E como se gere esta nova forma de violência, que pode atingir qualquer pessoa? "Há muito a fazer. A responsabilidade da defesa da democracia cabe à própria democracia. E o que acontece é que a democracia não pode responder a estes movimentos urbanos com os mesmos comportamentos antidemocráticos que eles manifestam".
Mas a grande responsabilidade da democracia está no "mau desempenho de parte dos representantes. O problema que nós aqui temos é um problema de falta de qualidade de representação. E essa falta de qualidade de representação leva a que os cidadãos desacreditem no sistema. E como desacreditam no sistema passam a acolher com bons olhos propostas populistas de desafiar o sistema".
E não se pense que "há receitas seguras", mas é quase certo que "o primeiro antídoto tem de passar por uma melhoria da qualidade da representação.

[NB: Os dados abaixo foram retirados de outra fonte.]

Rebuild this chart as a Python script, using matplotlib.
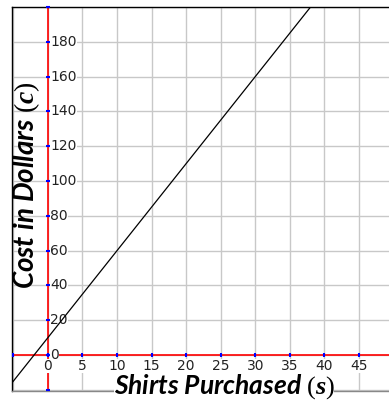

Quer dizer que os partidos têm de perceber que não são donos da democracia, porque senão há uma partidocracia, mas também os partidos da mainstream têm de escrutinar melhor os seus representantes e tem de haver uma melhor gestão da Respública por parte dos governos. Quando isso acontecer estamos a tirar campo fértil a estes grupos para o seu crescimento".
Ressalva que ainda que é importante não responder "com uma política securitária" para não poderem se vitimizar. E alerta que "quando partidos populistas abandonam aquilo que eu chamo a periferia do sistema e entram dentro do sistema, mantendo parte da veia anti-sistema... é grave porque pode fazer uma coisa muito simples, pode fazer implodir o sistema".
"Em termos reais, o problema não é fácil de resolver, porque é evidente que é preciso que os partidos percebam que têm de ser parte da solução e não do problema", assegura José Filipe Pinto. "Enquanto a democracia não escrutinar melhor os seus representantes e não primar pela transparência na gestão da Respública, é evidente que continuamos a dar campo fértil para o crescimento destes movimentos. E a poder ter as situações violentas. A violência faz parte da história humana", conclui. Alertando que "a situação caminha para ficar descontrolada se não houver uma posição clara por parte dos partidos democráticos".